Slavery is the natural and normal condition of the laboring man,
whether white or black. The great evil of Northern free society is,
that it is burdened with a servile class of mechanics and laborers,
unfit for self-government. [Sociology for the South, or The Failure of
The idea of even trying to apply racism to the characters in Tolkien's world does not even make sense because there are things in Tolkien's world that are not applicable to our own. The men of Númenor actually do have characteristics that make them superior to other men in Middle-earth (unlike that false belief in the Third Reich) whereas racism is the false belief that one race has characteristics that make it superior to another race. They don't exist in our world. The Númenóreans came from the Edain, so they share the same descent as many of the men in M-E, but they became better because they were blessed to be so. Longer life and vitality, greater physical abilities. This is clear in those who're not Númenórean. Take for example Éowyn when she meets Faramir:
she looked at him and saw the grave tenderness in his eyes, and yet
knew, for she was bred among men of war, that here was one whom no
Rider of the Mark would outmatch in battle. [RotK, p. 265]

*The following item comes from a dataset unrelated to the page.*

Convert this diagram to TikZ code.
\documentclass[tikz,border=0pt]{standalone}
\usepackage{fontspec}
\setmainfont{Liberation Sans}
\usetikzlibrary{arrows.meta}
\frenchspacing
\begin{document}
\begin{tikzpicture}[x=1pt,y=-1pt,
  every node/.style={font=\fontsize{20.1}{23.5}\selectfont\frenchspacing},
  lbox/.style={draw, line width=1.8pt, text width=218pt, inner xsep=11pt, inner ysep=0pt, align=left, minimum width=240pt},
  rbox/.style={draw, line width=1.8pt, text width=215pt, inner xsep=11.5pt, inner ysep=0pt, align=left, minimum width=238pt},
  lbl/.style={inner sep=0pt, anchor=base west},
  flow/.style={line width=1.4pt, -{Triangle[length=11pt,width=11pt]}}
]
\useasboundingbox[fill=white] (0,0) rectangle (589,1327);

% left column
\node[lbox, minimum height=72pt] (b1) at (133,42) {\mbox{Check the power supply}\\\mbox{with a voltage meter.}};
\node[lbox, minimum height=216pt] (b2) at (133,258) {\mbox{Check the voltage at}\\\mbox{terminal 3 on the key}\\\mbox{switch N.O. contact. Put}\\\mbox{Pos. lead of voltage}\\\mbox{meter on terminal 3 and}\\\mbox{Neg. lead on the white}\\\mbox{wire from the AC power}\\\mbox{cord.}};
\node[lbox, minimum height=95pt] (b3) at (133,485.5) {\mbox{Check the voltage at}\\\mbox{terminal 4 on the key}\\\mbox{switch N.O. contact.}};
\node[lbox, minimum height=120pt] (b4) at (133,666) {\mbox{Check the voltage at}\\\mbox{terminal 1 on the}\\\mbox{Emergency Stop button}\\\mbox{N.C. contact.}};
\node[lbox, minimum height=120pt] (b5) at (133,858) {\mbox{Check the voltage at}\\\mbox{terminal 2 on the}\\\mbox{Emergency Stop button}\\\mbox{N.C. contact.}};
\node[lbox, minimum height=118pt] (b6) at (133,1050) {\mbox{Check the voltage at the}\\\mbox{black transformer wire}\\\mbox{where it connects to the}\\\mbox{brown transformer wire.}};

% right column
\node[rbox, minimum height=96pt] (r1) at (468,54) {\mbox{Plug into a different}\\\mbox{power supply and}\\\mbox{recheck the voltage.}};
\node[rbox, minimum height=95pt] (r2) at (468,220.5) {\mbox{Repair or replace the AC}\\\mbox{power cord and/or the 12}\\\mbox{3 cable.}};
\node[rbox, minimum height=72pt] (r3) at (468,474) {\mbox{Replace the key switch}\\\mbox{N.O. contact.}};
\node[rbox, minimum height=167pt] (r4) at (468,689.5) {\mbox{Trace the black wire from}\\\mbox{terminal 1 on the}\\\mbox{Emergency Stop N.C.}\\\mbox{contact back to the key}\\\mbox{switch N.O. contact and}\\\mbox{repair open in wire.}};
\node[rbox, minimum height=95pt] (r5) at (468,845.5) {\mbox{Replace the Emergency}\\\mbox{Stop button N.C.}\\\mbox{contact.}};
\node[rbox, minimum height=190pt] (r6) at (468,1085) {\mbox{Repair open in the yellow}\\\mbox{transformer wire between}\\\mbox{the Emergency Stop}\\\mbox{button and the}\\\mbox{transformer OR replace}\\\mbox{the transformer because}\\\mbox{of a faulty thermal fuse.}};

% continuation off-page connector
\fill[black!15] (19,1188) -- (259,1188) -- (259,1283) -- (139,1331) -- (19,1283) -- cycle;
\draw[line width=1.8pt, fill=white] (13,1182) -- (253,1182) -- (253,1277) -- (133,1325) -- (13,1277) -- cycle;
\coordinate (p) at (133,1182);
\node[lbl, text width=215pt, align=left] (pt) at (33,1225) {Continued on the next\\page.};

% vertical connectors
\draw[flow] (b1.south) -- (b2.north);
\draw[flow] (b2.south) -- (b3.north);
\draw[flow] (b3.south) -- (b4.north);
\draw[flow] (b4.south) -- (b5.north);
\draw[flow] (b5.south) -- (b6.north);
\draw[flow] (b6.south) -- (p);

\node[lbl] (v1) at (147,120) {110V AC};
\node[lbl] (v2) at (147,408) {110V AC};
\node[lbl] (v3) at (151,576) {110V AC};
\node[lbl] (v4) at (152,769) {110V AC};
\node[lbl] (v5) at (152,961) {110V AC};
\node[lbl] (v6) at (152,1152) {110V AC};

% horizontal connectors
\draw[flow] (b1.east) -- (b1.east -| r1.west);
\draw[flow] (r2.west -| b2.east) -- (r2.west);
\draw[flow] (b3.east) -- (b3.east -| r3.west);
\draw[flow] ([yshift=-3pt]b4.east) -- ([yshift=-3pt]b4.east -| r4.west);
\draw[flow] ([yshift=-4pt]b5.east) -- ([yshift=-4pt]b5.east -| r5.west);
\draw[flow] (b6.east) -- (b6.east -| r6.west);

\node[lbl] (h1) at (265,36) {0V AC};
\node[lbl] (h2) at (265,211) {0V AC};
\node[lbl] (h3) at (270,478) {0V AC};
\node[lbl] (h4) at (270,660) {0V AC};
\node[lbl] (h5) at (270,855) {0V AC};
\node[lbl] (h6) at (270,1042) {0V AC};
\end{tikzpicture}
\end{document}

Also the Númenóreans were not particularly averse to mixing with non-Númenóreans. For example after Númenor was destroyed and the Faithful made it to M-E:
There many already dwelt who were in whole or part of Númenórean
blood; but few of them remembered the Elvish speech. [The Return of
the King; Appendix F]
It was only looked down on in the royal house.
it was a thing unheard of before that the heir to the crown, or any
son of the King, should wed one of lesser and alien race. [Appendix A]
I'd say, stop the race baiting. It's unbecoming, nonsensical, and also in this case reading something into a story that's not there.